Yine de krizin küresel ticaret üzerindeki etkisi şimdiden hissedilmeye başlandı. Bir denizcilik veri şirketi olan Lloyd’s List Intelligence, Batı’nın saldırılarının ardından Cuma günü yayınladığı bir açıklamada, Ümit Burnu çevresinde alternatif bir rotaya yönelen konteyner gemilerinin sayısının arttığını, bunun da yolculuğa genellikle 10 gün ve yaklaşık 3.300 deniz mili eklediğini bildirdi.

Tesla ve Volvo Avrupa’daki bazı otomobil fabrikalarında üretime ara vermek zorunda kalacaklarını söylerken, Ikea bazı tedariklerin azalabileceği uyarısında bulundu.

Savaş Husilerin işine gelebilir

Birçok Yemen uzmanı ABD’nin bu tur saldırılarının Husileri geri adım atmaya zorlayacağına şüpheyle yaklaşıyor ve hatta grubun güçlenebileceğini söylüyor. Husiler 2014’ten bu yana ABD tarafından silahlandırılan Suudi savaş uçaklarının ağır bombardımanına maruz kaldılar ve Yemen’in kuzeyinde fiili hükümet olarak ortaya çıktılar.

Uzmanlara göre ABD ile karşı karşıya gelmek Husilerin İran’la bağlarını güçlendirir, halkın Filistinlilere olan sempatisine oynar ve muhalefeti bastırmaya yardımcı olabilir: Son 18 ayda Yemen’de sallantılı bir barış kök saldıkça, ekonomik başarısızlıkları daha belirgin hale geldi ve iç muhalefet büyüdü.

Washington’daki Arap Körfez Ülkeleri Enstitüsü’nde Yemen uzmanı olan Gregory D. Johnsen “Savaş şu anda Husiler için iyi bir şey” diyor.

Husiler ise Kızıldeniz gemilerine yönelik daha fazla saldırının yanı sıra ABD’ye daha güçlü bir yanıt verileceği uyarısında bulundu.

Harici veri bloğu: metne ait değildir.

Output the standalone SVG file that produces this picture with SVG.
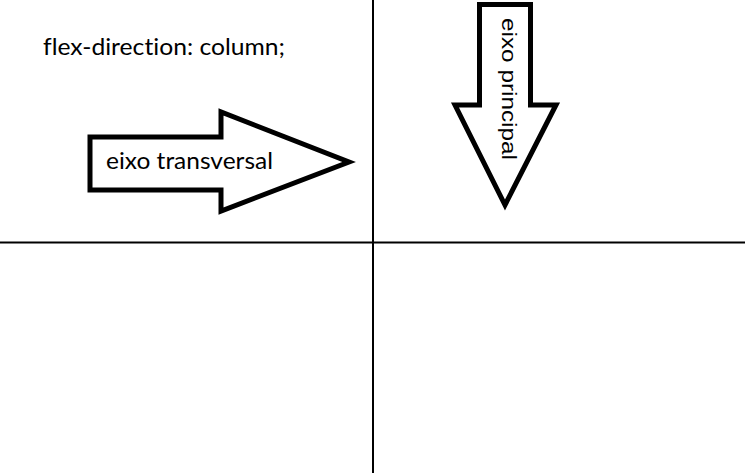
<svg xmlns="http://www.w3.org/2000/svg" width="745" height="473" viewBox="0 0 745 473">
<style>
.arrow{fill:#fff;stroke:#000;stroke-width:5;stroke-linejoin:miter}
.axis{stroke:#000;stroke-width:2}
.lbl{font-family:Lato,"Open Sans","Liberation Sans",sans-serif;fill:#000;font-variant-ligatures:none;font-feature-settings:"liga" 0}
.lbl2{font-family:"Liberation Sans",Arial,sans-serif;fill:#000}
</style>
<rect width="745" height="473" fill="#fff"/>
<g id="connectors">
<line class="axis" x1="373" y1="0" x2="373" y2="473"/>
<line class="axis" x1="0" y1="242.5" x2="745" y2="242.5"/>
</g>
<g id="title">
<text class="lbl" x="43" y="55" font-size="23" textLength="242" lengthAdjust="spacingAndGlyphs">flex-direction: column;</text>
</g>
<g id="eixo-transversal">
<polygon class="arrow" points="90,137 221,137 221,112 349,162 221,211 221,190 90,190"/>
<text class="lbl" x="106" y="169" font-size="23" textLength="167" lengthAdjust="spacingAndGlyphs">eixo transversal</text>
</g>
<g id="eixo-principal">
<polygon class="arrow" points="479.5,4.5 530.5,4.5 530.5,105 556,105 505,205 455,105 479.5,105"/>
<text class="lbl2" transform="translate(502,18) rotate(90)" x="0" y="0" font-size="21" textLength="142" lengthAdjust="spacingAndGlyphs">eixo principal</text>
</g>
</svg>
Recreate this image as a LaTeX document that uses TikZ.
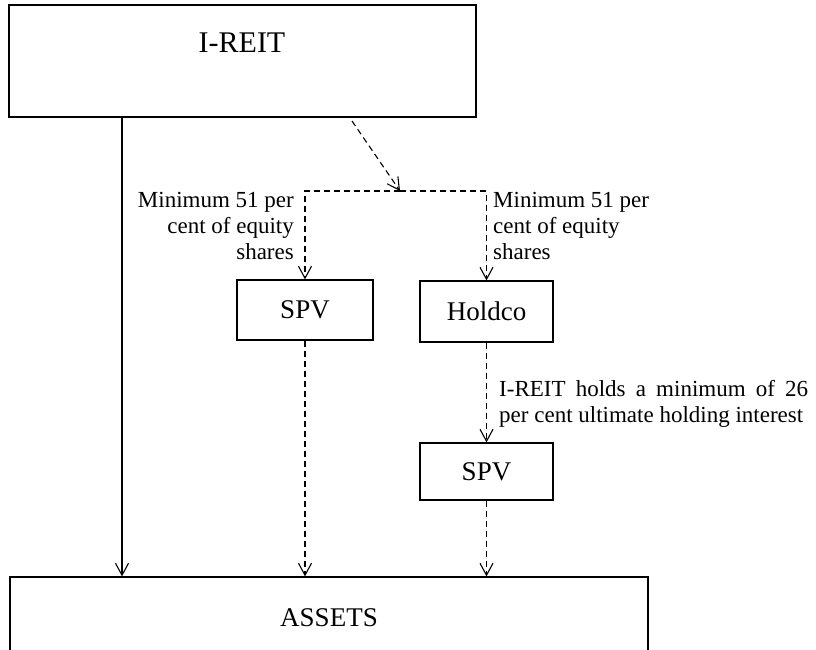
\documentclass[tikz,border=0pt]{standalone}
\usepackage{fontspec}
\setmainfont{Liberation Serif}
\usetikzlibrary{arrows.meta}
\begin{document}
\begin{tikzpicture}[x=1pt,y=-1pt,
  box/.style={draw, line width=1.2pt, inner sep=0pt, minimum width=#1},
  boxtxt/.style={font=\fontsize{27}{32}\selectfont, inner sep=0pt},
  lbl/.style={font=\fontsize{23}{26}\selectfont, inner sep=0pt},
  arr/.style={-{Straight Barb[length=12pt,width=13pt]}, line width=1.1pt},
  dsh/.style={arr, dash pattern=on 6pt off 4pt}]
\clip (0,0) rectangle (816,650);
\fill[white] (0,0) rectangle (816,650);
% boxes
\node[box=467pt, minimum height=112pt] (ireit) at (242.5,61) {};
\node[boxtxt] (ireittxt) at (242,43) {\fontsize{30}{34}\selectfont I-REIT};
\node[box=136pt, minimum height=60pt] (spva) at (305,310) {};
\node[boxtxt] (spvatxt) at (305,310) {SPV};
\node[box=133pt, minimum height=61pt] (holdco) at (486.5,311.5) {};
\node[boxtxt] (holdcotxt) at (486.5,311.5) {Holdco};
\node[box=133pt, minimum height=57pt] (spvb) at (486.5,471.5) {};
\node[boxtxt] (spvbtxt) at (486.5,471.5) {SPV};
\node[box=638pt, minimum height=160pt] (assets) at (329,657) {};
\node[boxtxt] (assetstxt) at (329,618) {ASSETS};
% connectors
\coordinate (solidx) at (122,0);
\draw[arr] (ireit.south -| solidx) -- (assets.north -| solidx);
\coordinate (dstart) at (352,121);
\coordinate (jn) at (400,191);
\draw[dsh] (dstart) -- (jn);
\draw[dsh] (jn) -| (spva.north);
\draw[dsh] (jn) -| (holdco.north);
\draw[dsh] (spva.south) -- (assets.north -| spva.south);
\draw[dsh] (holdco.south) -- (spvb.north);
\draw[dsh] (spvb.south) -- (assets.north -| spvb.south);
% labels
\node[lbl, anchor=east, align=right] (la) at (294,226) {Minimum 51 per\\cent of equity\\shares};
\node[lbl, anchor=west, align=left] (lb) at (493,226) {Minimum 51 per\\cent of equity\\shares};
\node[lbl, anchor=north west, text width=309pt, align=justify] (lc) at (499,380) {\hyphenpenalty=10000 I-REIT holds a minimum of 26 per cent ultimate holding interest};
\end{tikzpicture}
\end{document}
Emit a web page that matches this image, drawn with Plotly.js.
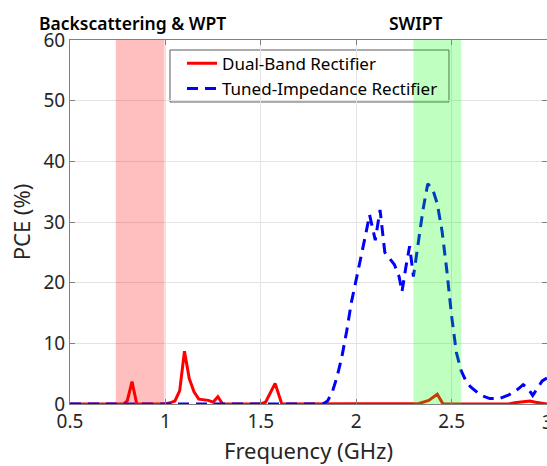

Husi siyasi bürosunun bir üyesi olan Hezam el-Esad, son Amerikan saldırısından sonra yaptığı bir telefon görüşmesinde “Washington, Kızıldeniz ve Arap Denizi’ndeki provokatif uygulamalarından derin pişmanlık duyacak, tıpkı onlara bulaşan herkes gibi” dedi. ABD’nin Husilerin gemilere yönelik saldırılarını durdurmasının tek yolunun “Gazze’deki savaşın sona ermesi” olduğunu söyledi.